Насытившись, она незаметно превращается в лето – самодовольное, поглощенное самим собой и оттого уверенное, что оно и есть собственно жизнь…
Зима – тоже жизнь, только посмертная, про которую говорят, что ты есть, имеешь желания, страсти, но ничего сделать не можешь, потому что плоть утратила способность к движению, оцепенела, и оттого воля твоя бессильна. Это великая тишина, за которой скрыто многое, и для глаза нет ничего прекраснее русской зимы. А для жизни она непригодна.
Осень – единственное время года, в котором есть движение, и невозвратные перемены в природе происходят в немногие дни, есть прозрачный холодный воздух и краткая вспышка бабьего лета. Осенью правит уже не собственная воля живой природы, а то, что сильнее ее: «Когда минует день и освещенье, природа выбирает не сама…»

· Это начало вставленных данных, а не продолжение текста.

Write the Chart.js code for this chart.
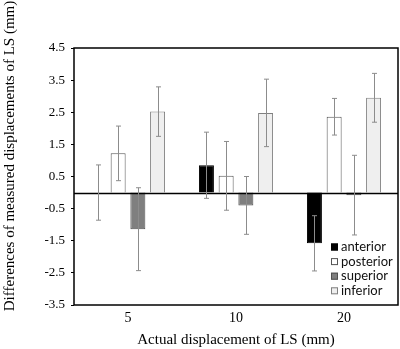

Потому что движение осени – движение к угасанию живого и неживого, к смерти – но не той, что заклинали ацтеки, не той, которой пугают детей, а смерти как завершения, итога, прояснения того, что не было замечено, понято за летним буйством, опьянением молодости и силы. Осень открывает, что густая зелень листа держится на тонкой сетке прожилок, которые разрушаются от одного прикосновения, – и ты видишь хилый скелет этого самодовольства.